Researchers from The University of Queensland in Brisbane, Australia, and the NÉEL Institute in France, have shown that in quantum physics, cause-and-effect is not always straightforward—unlike what we experience in our everyday lives.

Throughout your day, there are dozens of events which cause other events—the phone rings and you answer it, you drop your coffee cup and coffee spills on your pants, you put your bank card in the ATM and you get money out. In each case, one event leads to a second one, but not the other way around.

In the new study, which was published August 31 in Physical Review Letters, when researchers fiddled with photons, they found that it was impossible to know in which order two events happened. This is known as “indefinite causal order.”

To see this lack of cause-and-effect at work, researchers built a device called a photonic quantum switch. This involved shooting photons through an interferometer, which causes the two paths of a photon’s quantum wave to diverge and then rejoin.

Photons, which act like both particles and waves, can also be polarized horizontally or vertically. The researchers set up the experiment so a vertically polarized photon would take the left path of the device, and then pass through again to take the right path. A horizontally polarized photon would take the right path and then the left.

According to quantum physics, though, a photon can be polarized both vertically and horizontally at the same time. When a dually-polarized photon passes through the interferometer, the photon’s quantum wave splits into two parts—horizontal and vertical—which take both the right and left paths at the same time.

These parts then merge and pass through again, with the photon again taking both paths at the same time. Each part of the photon’s quantum wave, though, takes each path only once. Also, you can’t tell in which order it took those paths—the chicken and egg conundrum.

In order to know what was going on inside the equipment, researchers inserted optical devices like lenses inside. This enabled them “to fiddle with the passing photon,” writes Adrian Cho in Science. As a result, they could see whether the photons always took one path or the other first … or if they took both paths first. The latter option is what they, in fact, observed.

Study author Dr. Fabio Costa, a researcher at The University of Queensland said in a press release: “By measuring the polarisation of the photons at the output of the quantum switch, we were able to show the order of transformations on the shape of light was not set.”

Or to put it in barroom terms: The chicken and the egg were both first.

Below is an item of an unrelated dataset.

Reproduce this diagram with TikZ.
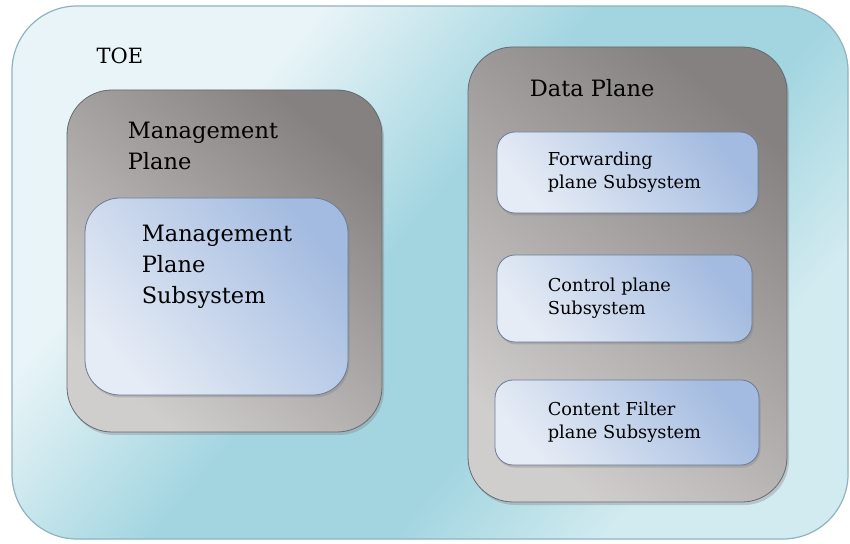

This experiment, though, is not just about settling bets at the bar.

Researchers say that this could prove useful when manipulating and sending information stored in quantum particles like photons or within quantum computers. In these applications, indefinite causal order might help overcome the noise that occurs within optical fibers and other quantum channels.

But don’t expect this experiment to solve the chicken-and-egg question … unless they are quantum-sized.